Link: http://theconversation.com/nothing-to-fear-how-humans-and-other-intelligent-animals-might-ruin-the-autonomous-vehicle-utopia-114504

How would you react knowing a car would definitely stop when you walk in front of it?

The autonomous vehicle (AV) technology has been growing extremely fast and a lot of money has been put into researching it. AVs are thought to be the solution to road accidents as they are designed to learn to identify potential crashes. The problem is how would pedestrians adopt knowing that a car will stop when they go ahead of the car. It is highly likely for pedestrians to step right in front of a self-driving car because the car would not injure them.
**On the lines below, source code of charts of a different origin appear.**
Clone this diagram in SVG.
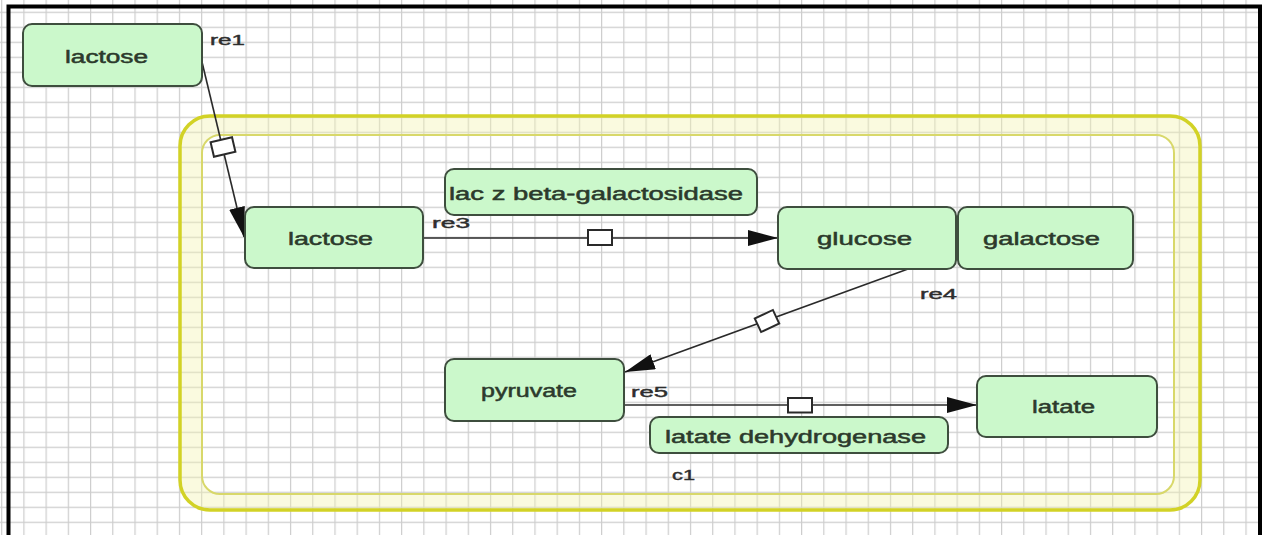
<svg xmlns="http://www.w3.org/2000/svg" width="1262" height="535" viewBox="0 0 1262 535">
<style>
.node rect{fill:#cbf8cb;stroke:#3e4e3e;stroke-width:2}
.node text{font-family:"Liberation Sans",Arial,sans-serif;font-size:18px;fill:#2c3a2c;stroke:#2c3a2c;stroke-width:0.5}
.lbl{font-family:"Liberation Sans",Arial,sans-serif;font-size:14px;fill:#2e2e2e;stroke:#2e2e2e;stroke-width:0.4}
.edge{stroke:#2a2a2a;stroke-width:1.6;fill:none}
.sq{fill:#fff;stroke:#2a2a2a;stroke-width:2}
</style>
<defs>
<marker id="arr" markerUnits="userSpaceOnUse" markerWidth="30" markerHeight="16" refX="30" refY="8" orient="auto">
<path d="M0,0 L30,8 L0,16 Z" fill="#111"/>
</marker>
<pattern id="gv" patternUnits="userSpaceOnUse" x="1.1" y="0" width="22.22" height="535">
<line x1="0.6" y1="0" x2="0.6" y2="535" stroke="#cdcdcd" stroke-width="1.2"/>
</pattern>
<pattern id="gh" patternUnits="userSpaceOnUse" x="0" y="11.7" width="1262" height="15">
<line x1="0" y1="0.6" x2="1262" y2="0.6" stroke="#cdcdcd" stroke-width="1.2"/>
</pattern>
</defs>
<rect width="1262" height="535" fill="#fff"/>
<rect width="1262" height="535" fill="url(#gv)"/>
<rect width="1262" height="535" fill="url(#gh)"/>
<path d="M8.5,535 V6.5 H1260 V535" fill="none" stroke="#000" stroke-width="4"/>

<g id="c1">
<path fill-rule="evenodd" fill="#f2f2b0" fill-opacity="0.4" d="M210,116 H1170 A30,30 0 0 1 1200,146 V480 A30,30 0 0 1 1170,510 H210 A30,30 0 0 1 180,480 V146 A30,30 0 0 1 210,116 Z M220,135 H1156 A18,18 0 0 1 1174,153 V476 A18,18 0 0 1 1156,494 H220 A18,18 0 0 1 202,476 V153 A18,18 0 0 1 220,135 Z"/>
<rect x="180" y="116" width="1020" height="394" rx="30" fill="none" stroke="#d2d226" stroke-width="3.5"/>
<rect x="202" y="135" width="972" height="359" rx="18" fill="none" stroke="#d8d86a" stroke-width="2"/>
<text class="lbl" x="672" y="480" textLength="23" lengthAdjust="spacingAndGlyphs">c1</text>
</g>

<g id="connectors">
<line class="edge" x1="202" y1="62" x2="244" y2="237" marker-end="url(#arr)"/>
<rect class="sq" x="-11" y="-7.5" width="22" height="15" transform="translate(223,147) rotate(-13)"/>
<text class="lbl" x="210" y="45" textLength="35" lengthAdjust="spacingAndGlyphs">re1</text>

<line class="edge" x1="423" y1="238" x2="778" y2="238" marker-end="url(#arr)"/>
<rect class="sq" x="588" y="230" width="24" height="15"/>
<text class="lbl" x="432" y="228" textLength="38" lengthAdjust="spacingAndGlyphs">re3</text>

<line class="edge" x1="908" y1="269" x2="625" y2="372" marker-end="url(#arr)"/>
<rect class="sq" x="-10" y="-7.5" width="20" height="15" transform="translate(767,321) rotate(-25)"/>
<text class="lbl" x="920" y="299" textLength="37" lengthAdjust="spacingAndGlyphs">re4</text>

<line class="edge" x1="624" y1="405" x2="977" y2="405" marker-end="url(#arr)"/>
<rect class="sq" x="788" y="398" width="24" height="14.5"/>
<text class="lbl" x="631" y="397" textLength="37" lengthAdjust="spacingAndGlyphs">re5</text>
</g>

<g id="lactose_out" class="node"><rect x="23" y="24" width="179" height="62" rx="9"/><text x="65" y="63" textLength="83" lengthAdjust="spacingAndGlyphs">lactose</text></g>
<g id="lactose_in" class="node"><rect x="245" y="207" width="178" height="61" rx="9"/><text x="288" y="245" textLength="85" lengthAdjust="spacingAndGlyphs">lactose</text></g>
<g id="lacz" class="node"><rect x="445" y="169" width="312" height="46" rx="9"/><text x="449" y="200" textLength="294" lengthAdjust="spacingAndGlyphs">lac z beta-galactosidase</text></g>
<g id="glucose" class="node"><rect x="778" y="207" width="178" height="62" rx="9"/><text x="817" y="245" textLength="95" lengthAdjust="spacingAndGlyphs">glucose</text></g>
<g id="galactose" class="node"><rect x="958" y="207" width="175" height="62" rx="9"/><text x="983" y="245" textLength="117" lengthAdjust="spacingAndGlyphs">galactose</text></g>
<g id="pyruvate" class="node"><rect x="445" y="359" width="179" height="62" rx="9"/><text x="481" y="397" textLength="96" lengthAdjust="spacingAndGlyphs">pyruvate</text></g>
<g id="ldh" class="node"><rect x="650" y="417" width="298" height="36" rx="9"/><text x="665" y="442.5" textLength="261" lengthAdjust="spacingAndGlyphs">latate dehydrogenase</text></g>
<g id="latate" class="node"><rect x="977" y="376" width="180" height="61" rx="9"/><text x="1032" y="412.5" textLength="63" lengthAdjust="spacingAndGlyphs">latate</text></g>
</svg>
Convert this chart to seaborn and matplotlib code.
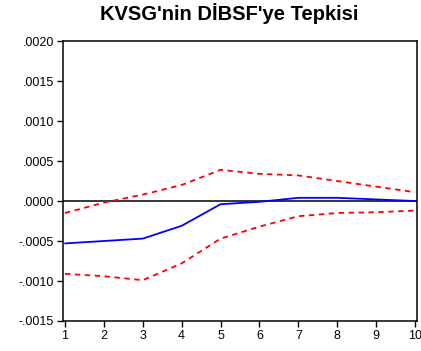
import matplotlib
matplotlib.use("Agg")
import matplotlib.pyplot as plt
import matplotlib.ticker as mticker
import seaborn as sns
import pandas as pd

# Impulse response of KVSG to a DİBSF shock, with ±2 S.E. bands
periods = [1, 2, 3, 4, 5, 6, 7, 8, 9, 10]
response = [-0.00053, -0.00050, -0.00047, -0.00031, -0.00004,
            -0.00001, 0.00004, 0.00004, 0.00002, 0.00000]
upper_band = [-0.00015, -0.00002, 0.00008, 0.00020, 0.00039,
              0.00034, 0.00032, 0.00025, 0.00018, 0.00011]
lower_band = [-0.00091, -0.00094, -0.00099, -0.00078, -0.00047,
              -0.00032, -0.00019, -0.00015, -0.00014, -0.00012]
y_ticks = [-0.0015, -0.0010, -0.0005, 0.0, 0.0005, 0.0010, 0.0015, 0.0020]

df = pd.DataFrame({"period": periods, "response": response,
                   "upper": upper_band, "lower": lower_band})

sns.set_style("white")
plt.rcParams["font.family"] = ["Liberation Sans", "DejaVu Sans"]
plt.rcParams["text.color"] = "black"

fig = plt.figure(figsize=(4.21, 3.51), dpi=100)
ax = fig.add_axes([0.1496, 0.0855, 0.8409, 0.7975])

ax.axhline(0, color="black", linewidth=1.1, zorder=1)
sns.lineplot(data=df, x="period", y="response", ax=ax, color="#0000ff",
             linewidth=1.3, zorder=3)
sns.lineplot(data=df, x="period", y="upper", ax=ax, color="#ff0000",
             linewidth=1.3, zorder=2).lines[-1].set_dashes([3, 2.5])
sns.lineplot(data=df, x="period", y="lower", ax=ax, color="#ff0000",
             linewidth=1.3, zorder=2).lines[-1].set_dashes([3, 2.5])

ax.set_xlim(0.95, 10.05)
ax.set_ylim(-0.0015, 0.0020)
ax.set_xticks(periods)
ax.set_yticks(y_ticks)


def fmt(v, _pos):
    s = f"{abs(v):.4f}".lstrip("0")
    return ("-" if v < -1e-12 else "") + s


ax.yaxis.set_major_formatter(mticker.FuncFormatter(fmt))
ax.tick_params(axis="both", direction="out", length=4, width=1,
               color="black", labelsize=9, labelcolor="black", pad=2.5,
               left=True, bottom=True)
ax.set_xlabel("")
ax.set_ylabel("")
for sp in ax.spines.values():
    sp.set_color("black")
    sp.set_linewidth(1.1)

fig.suptitle("KVSG'nin DİBSF'ye Tepkisi", x=0.545, y=0.99,
             fontsize=14.5, fontweight="bold", color="black")

fig.savefig("out.png", dpi=100)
This is definitely not optimal for transportation within a dense city.

Game theory could be applied to analyze the behavior of a pedestrian with a manually driven car and an autonomous car. When there’s a pedestrian and a regular car crossing a road, the strategies that are the best response to each other is for the car to go and the pedestrian to stay to avoid injury. In the situation with a pedestrian and an autonomous car, to go becomes the pedestrian’s dominant response. The autonomous car’s best response to the pedestrian going is to stay. The Nash equilibrium in this situation is for the pedestrian to go and the car to stay. If that is the case, this is great in terms of safety. However, it could incentivize people to always go in front of the car and easily cause a lot more traffic on the road. This leaves the question: would autonomous cars really make the transport system more efficient?